The event transformed the mindset of people previously hostile to reform, creating a foundation of support for the Reform Act of 1832, the law that expanded the electorate and evened out the number of voters attached to each Parliamentary representative. Shocked responses to Peterloo were disseminated in newspapers across the land and preserved in caricatures, popular satires such as William Hone’s The Political House that Jack Built (1819), memorialized in everyday items such as handkerchiefs and cookware and, of course, immortalized in Shelley’s poem.

Shelley’s lines ‘Ye are many / They are few’ articulate vigorously the people-power that preserved Peterloo’s legacy and established universal adult suffrage—and it is this element of the poem that appears to have appealed to Corbyn. In his Glastonbury speech, Corbyn eulogized ‘the determination of the collective’, asserting:

Nothing was given from above, nothing was given from above by the elites and the powerful, it was only ever gained from below by the masses of people demanding something better, demanding their share of the wealth and the cake that's created.
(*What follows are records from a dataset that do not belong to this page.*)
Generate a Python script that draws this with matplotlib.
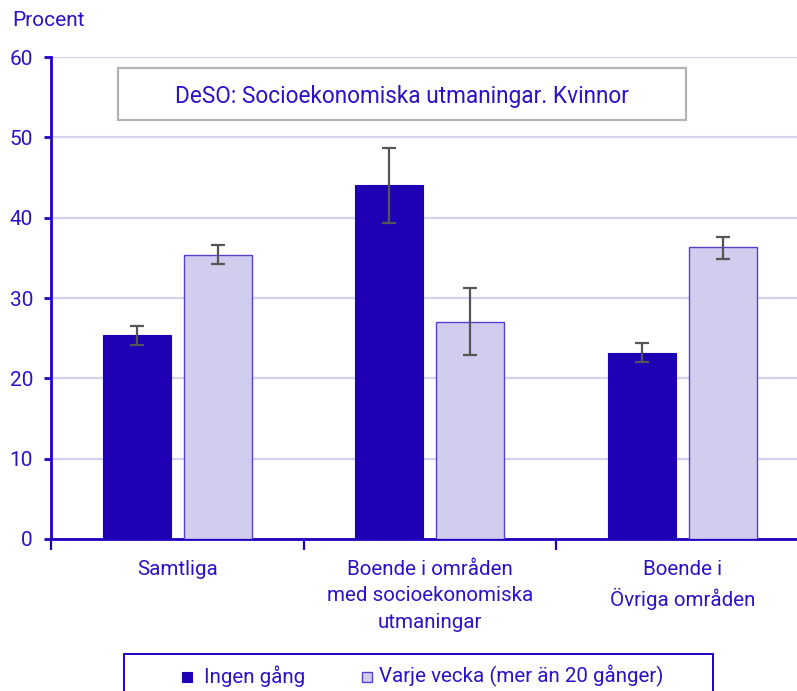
import matplotlib
matplotlib.use("Agg")
import matplotlib.pyplot as plt
import numpy as np
from matplotlib.patches import Rectangle

plt.rcParams['font.family'] = ['Roboto', 'DejaVu Sans']

categories = ["Samtliga", "Boende i områden\nmed socioekonomiska\nutmaningar", "Boende i\nÖvriga områden"]
series_names = ["Ingen gång", "Varje vecka (mer än 20 gånger)"]
ingen = [25.4, 44.1, 23.1]
ingen_lo = [24.1, 39.3, 22.0]
ingen_hi = [26.5, 48.7, 24.4]
varje = [35.3, 27.0, 36.3]
varje_lo = [34.2, 22.9, 34.9]
varje_hi = [36.6, 31.2, 37.6]
yticks = [0, 10, 20, 30, 40, 50, 60]
title_text = "DeSO: Socioekonomiska utmaningar. Kvinnor"

TXT = "#2a12c8"
AX = "#2200c0"
DARK = "#2000b4"
LIGHT = "#d0cdee"
LEDGE = "#5a3ed0"
GRID = "#d4d2f2"
ERR = "#555555"

W, H = 797, 691
fig = plt.figure(figsize=(W/100, H/100), dpi=100)
ax = fig.add_axes([51/W, 1-539/H, (W-51)/W, (539-57)/H])

x = np.arange(len(categories))
off = 0.16
bw = 0.27
ax.bar(x-off, ingen, bw, color=DARK, edgecolor=DARK, linewidth=0.8, zorder=3)
ax.bar(x+off, varje, bw, color=LIGHT, edgecolor=LEDGE, linewidth=1.0, zorder=3)
ie = np.array([np.array(ingen)-np.array(ingen_lo), np.array(ingen_hi)-np.array(ingen)])
ve = np.array([np.array(varje)-np.array(varje_lo), np.array(varje_hi)-np.array(varje)])
ax.errorbar(x-off, ingen, yerr=ie, fmt='none', ecolor=ERR, elinewidth=1.6, capsize=5, capthick=1.6, zorder=4)
ax.errorbar(x+off, varje, yerr=ve, fmt='none', ecolor=ERR, elinewidth=1.6, capsize=5, capthick=1.6, zorder=4)

ax.set_ylim(0, 60)
ax.set_xlim(-0.5, -0.5 + (W-51)/252.5)
ax.set_yticks(yticks)
ax.set_yticklabels([str(v) for v in yticks], color=TXT, fontsize=15)
ax.yaxis.grid(True, color=GRID, linewidth=1.6, zorder=0)
ax.set_axisbelow(True)
ax.tick_params(axis='y', length=5, width=2, color=AX, pad=8)

ax.set_xticks(x)
ax.set_xticklabels(categories, color=TXT, fontsize=14.8, linespacing=1.5, va='top')
ax.tick_params(axis='x', which='major', length=0, pad=15)
ax.set_xticks([-0.5, 0.5, 1.5], minor=True)
ax.tick_params(axis='x', which='minor', length=8, width=1.6, color=AX, direction='out')

for s in ['top', 'right']:
    ax.spines[s].set_visible(False)
ax.spines['left'].set_color(AX)
ax.spines['left'].set_linewidth(2)
ax.spines['bottom'].set_color(AX)
ax.spines['bottom'].set_linewidth(2)

fig.text(12/W, 1-20/H, "Procent", color=TXT, fontsize=15, va='center', ha='left')

# title box
fig.patches.append(Rectangle((118/W, 1-120/H), (686-118)/W, (120-68)/H, transform=fig.transFigure,
                             facecolor='white', edgecolor='#b4b4b4', linewidth=1.6, zorder=5))
fig.text(402/W, 1-96/H, title_text, color=TXT, fontsize=16.3, ha='center', va='center', zorder=6)

# legend box
fig.patches.append(Rectangle((124/W, 1-700/H), (713-124)/W, (700-654)/H, transform=fig.transFigure,
                             facecolor='white', edgecolor=AX, linewidth=1.4, zorder=5))
fig.patches.append(Rectangle((182/W, 1-682/H), 10/W, 10/H, transform=fig.transFigure,
                             facecolor=DARK, edgecolor=DARK, linewidth=0.8, zorder=6))
fig.text(204/W, 1-676/H, series_names[0], color=TXT, fontsize=14.8, ha='left', va='center', zorder=6)
fig.patches.append(Rectangle((362/W, 1-682/H), 10/W, 10/H, transform=fig.transFigure,
                             facecolor=LIGHT, edgecolor=LEDGE, linewidth=1.0, zorder=6))
fig.text(379/W, 1-676/H, series_names[1], color=TXT, fontsize=14.8, ha='left', va='center', zorder=6)

fig.savefig("out.png", dpi=100)
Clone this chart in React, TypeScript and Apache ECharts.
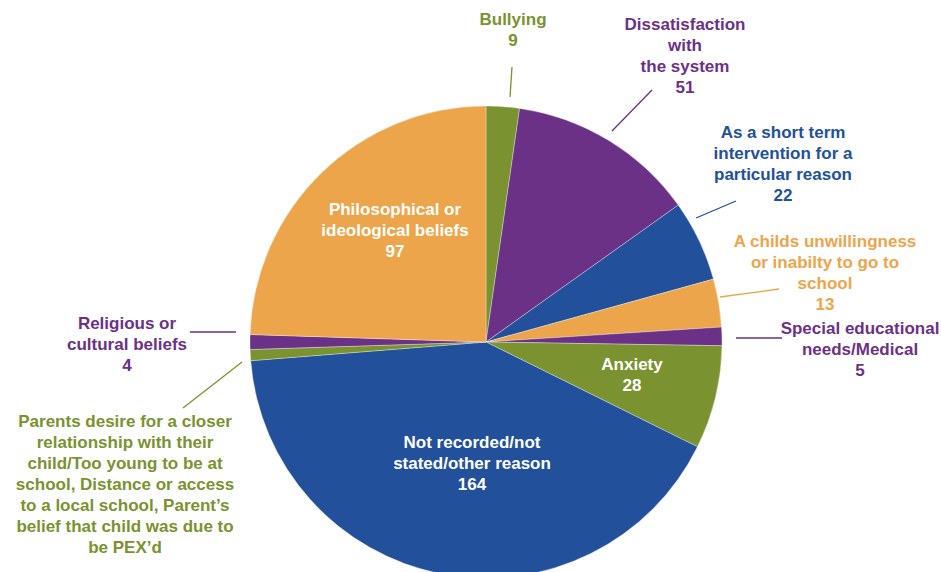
import React, { useEffect, useRef } from "react";
import * as echarts from "echarts";

// Reasons for home education, clockwise from the top of the pie
const reasons = [
  "Bullying",
  "Dissatisfaction\nwith\nthe system",
  "As a short term\nintervention for a\nparticular reason",
  "A childs unwillingness\nor inabilty to go to\nschool",
  "Special educational\nneeds/Medical",
  "Anxiety",
  "Not recorded/not\nstated/other reason",
  "Parents desire for a closer\nrelationship with their\nchild/Too young to be at\nschool, Distance or access\nto a local school, Parent’s\nbelief that child was due to\nbe PEX’d",
  "Religious or\ncultural beliefs",
  "Philosophical or\nideological beliefs",
];
const counts = [9, 51, 22, 13, 5, 28, 164, 3, 4, 97];
const showCount = [true, true, true, true, true, true, true, false, true, true];

const ORANGE = "#eca54a";
const GREEN = "#7a922f";
const PURPLE = "#6b3186";
const BLUE = "#22509b";
const sliceColors = [GREEN, PURPLE, BLUE, ORANGE, PURPLE, GREEN, BLUE, GREEN, PURPLE, ORANGE];
const insideLabel = [false, false, false, false, false, true, true, false, false, true];

// Label anchors (centre of each text block) and leader lines, in pixels
const labelPlace: { x: number; y: number; line?: number[][] }[] = [
  { x: 513, y: 30, line: [[510, 97], [512, 67]] },
  { x: 685, y: 56, line: [[612, 131], [652, 90]] },
  { x: 783, y: 164, line: [[696, 218], [736, 201]] },
  { x: 825, y: 273, line: [[720, 297], [779, 289]] },
  { x: 860, y: 349, line: [[736, 338], [782, 338]] },
  { x: 632, y: 375 },
  { x: 472, y: 463 },
  { x: 125, y: 484, line: [[242, 362], [183, 408]] },
  { x: 127, y: 344, line: [[236, 332], [190, 332]] },
  { x: 395, y: 230 },
];

export default function App() {
  const ref = useRef<HTMLDivElement>(null);

  useEffect(() => {
    document.body.style.margin = "0";
    if (!ref.current) return;
    const chart = echarts.init(ref.current, null, { renderer: "svg" });

    const data = reasons.map((name, i) => ({
      name,
      value: counts[i],
      itemStyle: { color: sliceColors[i] },
      label: {
        position: insideLabel[i] ? "inside" : "outside",
        color: insideLabel[i] ? "#ffffff" : sliceColors[i],
        formatter: showCount[i] ? "{b}\n{c}" : "{b}",
      },
      labelLine: { show: !insideLabel[i] },
    }));

    chart.setOption({
      animation: false,
      backgroundColor: "#ffffff",
      series: [
        {
          type: "pie",
          center: [486, 342],
          radius: 236,
          startAngle: 90,
          clockwise: true,
          avoidLabelOverlap: false,
          itemStyle: { borderColor: "rgba(255,255,255,0.55)", borderWidth: 0.6 },
          label: {
            show: true,
            fontFamily: "Liberation Sans, Arial, sans-serif",
            fontWeight: "bold",
            fontSize: 17,
            lineHeight: 21,
            align: "center",
          },
          labelLine: { show: true, lineStyle: { width: 1.3 } },
          labelLayout: (params: any) => {
            const p = labelPlace[params.dataIndex];
            const out: any = {
              x: p.x,
              y: p.y,
              align: "center",
              verticalAlign: "middle",
            };
            if (p.line) {
              out.labelLinePoints = [p.line[0], p.line[1], p.line[1]];
            }
            return out;
          },
          data,
        },
      ],
    });

    return () => chart.dispose();
  }, []);

  return <div ref={ref} style={{ width: 941, height: 572 }} />;
}
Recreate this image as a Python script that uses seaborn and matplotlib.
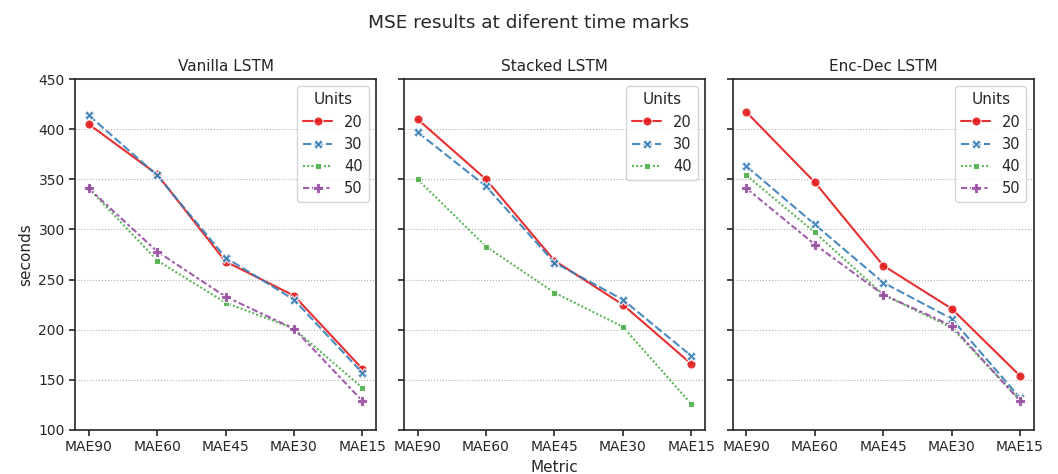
import pandas as pd
import seaborn as sns
import matplotlib.pyplot as plt

metrics = ["MAE90", "MAE60", "MAE45", "MAE30", "MAE15"]

# Vanilla LSTM
vanilla_20 = [405, 355, 268, 234, 161]
vanilla_30 = [414, 354, 272, 230, 157]
vanilla_40 = [341, 269, 227, 201, 142]
vanilla_50 = [341, 278, 233, 201, 129]

# Stacked LSTM
stacked_20 = [410, 350, 269, 225, 166]
stacked_30 = [397, 343, 267, 230, 174]
stacked_40 = [350, 283, 237, 203, 126]

# Enc-Dec LSTM
encdec_20 = [417, 347, 264, 221, 154]
encdec_30 = [363, 305, 247, 211, 132]
encdec_40 = [354, 297, 235, 202, 130]
encdec_50 = [341, 285, 235, 204, 129]

titles = ["Vanilla LSTM", "Stacked LSTM", "Enc-Dec LSTM"]


def to_frame(series):
    rows = []
    for units, vals in series.items():
        for m, v in zip(metrics, vals):
            rows.append({"Metric": m, "seconds": v, "Units": units})
    return pd.DataFrame(rows)


frames = [
    to_frame({"20": vanilla_20, "30": vanilla_30, "40": vanilla_40, "50": vanilla_50}),
    to_frame({"20": stacked_20, "30": stacked_30, "40": stacked_40}),
    to_frame({"20": encdec_20, "30": encdec_30, "40": encdec_40, "50": encdec_50}),
]

sns.set_style("ticks")
plt.rcParams.update({
    "axes.linewidth": 1.2,
    "xtick.major.width": 1.2,
    "ytick.major.width": 1.2,
    "xtick.major.size": 4,
    "ytick.major.size": 4,
})

fig, axes = plt.subplots(1, 3, figsize=(10.58, 4.74), dpi=100, sharey=True)
fig.subplots_adjust(left=0.071, right=0.977, top=0.833, bottom=0.093, wspace=0.093)

for ax, df, title in zip(axes, frames, titles):
    n = df["Units"].nunique()
    sns.lineplot(data=df, x="Metric", y="seconds", hue="Units", style="Units",
                 markers=True, palette=sns.color_palette("Set1", n), alpha=0.9,
                 markersize=6.5, ax=ax)
    ax.set_title(title, fontsize=11)
    ax.set_ylim(100, 450)
    ax.set_yticks(range(100, 451, 50))
    ax.grid(axis="y", linestyle=":", color="#b0b0b0", linewidth=0.8)
    ax.tick_params(labelsize=10)
    ax.legend(title="Units", loc="upper right", fontsize=10.5, title_fontsize=11)
    ax.set_xlabel("")
    ax.set_ylabel("")

axes[0].set_ylabel("seconds", fontsize=11)
axes[1].set_xlabel("Metric", fontsize=11)
fig.suptitle("MSE results at diferent time marks", fontsize=13.3, y=0.97)

plt.savefig("out.png")
plt.close()
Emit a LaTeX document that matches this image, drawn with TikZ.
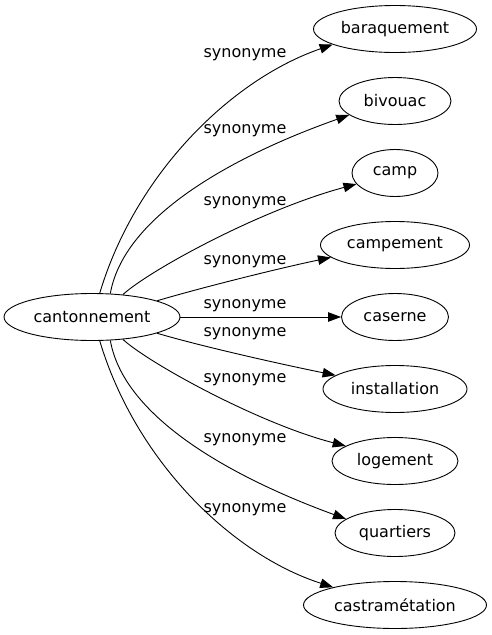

Corbyn’s belief that the world is divided into the elite and the masses—the one and the ninety-nine percent—is encapsulated in Shelley’s phrase. By placing the lines of a poem at the centre of his campaign, Corbyn seeks to inspire voters’ imagination and intellect, in a manner very different from the managerial style of previous Labour leaders such as Tony Blair. In the same speech, Corbyn claims: ‘I quote Shelley because he inspired like so many others do’. [3] What the relevance of Shelley’s lines and Peterloo suggest is that recent political events are part of a bigger struggle for the rights of ordinary people that has taken place over many centuries of history. For many, in the June 2017 election, Corbyn won an important if fragile victory against the few.

Notes
[1] Daily Mail, April 19 2017.
[2] All references to Percy Bysshe Shelley, The Masque of Anarchy: A Poem (Manchester: Edward Moxon, 1832).
[3] Rosin O’Conor, Jeremy Corbyn at Glastonbury: Read Labour leaders speech in full, The Independent, Saturday 24 June 2017.